Your task = What is needed is an exact copy of the lines from the line containing "Write the matplotlib code for this chart." to the line containing "color=bg, lw=1.8)", both lines included, and nothing else.

<<<<

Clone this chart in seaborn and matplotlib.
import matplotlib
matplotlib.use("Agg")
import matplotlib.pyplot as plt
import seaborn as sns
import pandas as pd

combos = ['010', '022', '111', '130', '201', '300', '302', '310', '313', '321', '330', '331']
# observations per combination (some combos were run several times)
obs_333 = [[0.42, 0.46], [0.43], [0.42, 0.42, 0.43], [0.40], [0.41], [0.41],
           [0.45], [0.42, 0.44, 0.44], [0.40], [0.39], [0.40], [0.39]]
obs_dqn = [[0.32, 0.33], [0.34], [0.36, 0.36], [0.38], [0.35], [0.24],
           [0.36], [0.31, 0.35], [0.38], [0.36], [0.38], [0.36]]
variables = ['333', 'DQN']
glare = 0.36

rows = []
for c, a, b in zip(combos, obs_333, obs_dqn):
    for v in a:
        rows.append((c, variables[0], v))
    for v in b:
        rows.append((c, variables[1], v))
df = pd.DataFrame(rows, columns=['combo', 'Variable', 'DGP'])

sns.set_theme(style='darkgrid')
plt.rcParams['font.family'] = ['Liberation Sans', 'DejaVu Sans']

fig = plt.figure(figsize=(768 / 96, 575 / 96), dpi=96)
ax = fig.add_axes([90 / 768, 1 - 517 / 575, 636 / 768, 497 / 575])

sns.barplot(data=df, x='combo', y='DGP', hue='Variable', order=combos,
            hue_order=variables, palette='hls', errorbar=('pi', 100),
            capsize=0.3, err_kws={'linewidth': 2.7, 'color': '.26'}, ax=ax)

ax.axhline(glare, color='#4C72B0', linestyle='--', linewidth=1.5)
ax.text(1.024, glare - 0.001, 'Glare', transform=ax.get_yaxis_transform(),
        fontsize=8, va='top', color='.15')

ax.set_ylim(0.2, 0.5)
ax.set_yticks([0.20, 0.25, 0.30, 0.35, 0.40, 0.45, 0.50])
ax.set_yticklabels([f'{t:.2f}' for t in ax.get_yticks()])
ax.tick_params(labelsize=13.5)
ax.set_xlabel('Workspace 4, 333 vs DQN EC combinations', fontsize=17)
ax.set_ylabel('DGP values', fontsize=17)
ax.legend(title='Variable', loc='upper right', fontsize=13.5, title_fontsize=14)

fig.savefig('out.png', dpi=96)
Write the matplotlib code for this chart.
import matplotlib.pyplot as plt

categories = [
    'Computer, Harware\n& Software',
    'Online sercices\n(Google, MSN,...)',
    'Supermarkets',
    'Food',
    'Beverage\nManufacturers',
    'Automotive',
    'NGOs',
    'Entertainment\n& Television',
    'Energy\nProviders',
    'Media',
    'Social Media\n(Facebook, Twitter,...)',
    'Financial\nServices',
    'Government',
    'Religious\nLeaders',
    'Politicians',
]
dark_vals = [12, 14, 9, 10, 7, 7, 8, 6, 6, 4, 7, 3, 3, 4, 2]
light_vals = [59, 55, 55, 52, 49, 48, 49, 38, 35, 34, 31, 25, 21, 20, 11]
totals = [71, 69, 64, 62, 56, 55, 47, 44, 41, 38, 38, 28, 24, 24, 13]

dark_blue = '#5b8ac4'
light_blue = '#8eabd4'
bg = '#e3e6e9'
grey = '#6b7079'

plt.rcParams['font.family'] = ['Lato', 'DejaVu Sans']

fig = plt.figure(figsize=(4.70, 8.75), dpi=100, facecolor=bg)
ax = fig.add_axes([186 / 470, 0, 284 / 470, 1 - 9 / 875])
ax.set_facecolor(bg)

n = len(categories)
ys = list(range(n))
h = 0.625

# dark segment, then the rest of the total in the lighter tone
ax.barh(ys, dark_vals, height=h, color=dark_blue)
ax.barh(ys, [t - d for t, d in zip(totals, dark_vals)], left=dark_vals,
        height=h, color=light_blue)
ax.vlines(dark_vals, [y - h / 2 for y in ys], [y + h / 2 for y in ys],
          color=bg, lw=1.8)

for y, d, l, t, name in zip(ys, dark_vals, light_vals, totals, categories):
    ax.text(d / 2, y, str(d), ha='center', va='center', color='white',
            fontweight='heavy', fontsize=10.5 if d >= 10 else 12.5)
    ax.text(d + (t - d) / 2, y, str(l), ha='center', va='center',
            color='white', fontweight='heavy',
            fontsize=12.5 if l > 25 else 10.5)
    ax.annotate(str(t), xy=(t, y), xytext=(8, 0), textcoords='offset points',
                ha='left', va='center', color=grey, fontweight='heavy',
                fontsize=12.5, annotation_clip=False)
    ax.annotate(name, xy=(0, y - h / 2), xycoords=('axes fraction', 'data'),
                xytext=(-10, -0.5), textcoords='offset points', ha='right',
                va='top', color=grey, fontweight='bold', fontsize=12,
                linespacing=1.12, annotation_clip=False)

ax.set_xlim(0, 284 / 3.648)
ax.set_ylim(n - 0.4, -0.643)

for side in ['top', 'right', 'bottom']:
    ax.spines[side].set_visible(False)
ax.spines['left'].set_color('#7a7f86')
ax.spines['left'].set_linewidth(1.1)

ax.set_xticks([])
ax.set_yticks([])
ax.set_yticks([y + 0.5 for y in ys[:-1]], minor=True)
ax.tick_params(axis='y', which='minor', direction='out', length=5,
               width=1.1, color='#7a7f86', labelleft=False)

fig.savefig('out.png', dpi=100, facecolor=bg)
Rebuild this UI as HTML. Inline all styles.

>>>>

Written answer =
Write the matplotlib code for this chart.
import matplotlib.pyplot as plt

categories = [
    'Computer, Harware\n& Software',
    'Online sercices\n(Google, MSN,...)',
    'Supermarkets',
    'Food',
    'Beverage\nManufacturers',
    'Automotive',
    'NGOs',
    'Entertainment\n& Television',
    'Energy\nProviders',
    'Media',
    'Social Media\n(Facebook, Twitter,...)',
    'Financial\nServices',
    'Government',
    'Religious\nLeaders',
    'Politicians',
]
dark_vals = [12, 14, 9, 10, 7, 7, 8, 6, 6, 4, 7, 3, 3, 4, 2]
light_vals = [59, 55, 55, 52, 49, 48, 49, 38, 35, 34, 31, 25, 21, 20, 11]
totals = [71, 69, 64, 62, 56, 55, 47, 44, 41, 38, 38, 28, 24, 24, 13]

dark_blue = '#5b8ac4'
light_blue = '#8eabd4'
bg = '#e3e6e9'
grey = '#6b7079'

plt.rcParams['font.family'] = ['Lato', 'DejaVu Sans']

fig = plt.figure(figsize=(4.70, 8.75), dpi=100, facecolor=bg)
ax = fig.add_axes([186 / 470, 0, 284 / 470, 1 - 9 / 875])
ax.set_facecolor(bg)

n = len(categories)
ys = list(range(n))
h = 0.625

# dark segment, then the rest of the total in the lighter tone
ax.barh(ys, dark_vals, height=h, color=dark_blue)
ax.barh(ys, [t - d for t, d in zip(totals, dark_vals)], left=dark_vals,
        height=h, color=light_blue)
ax.vlines(dark_vals, [y - h / 2 for y in ys], [y + h / 2 for y in ys],
          color=bg, lw=1.8)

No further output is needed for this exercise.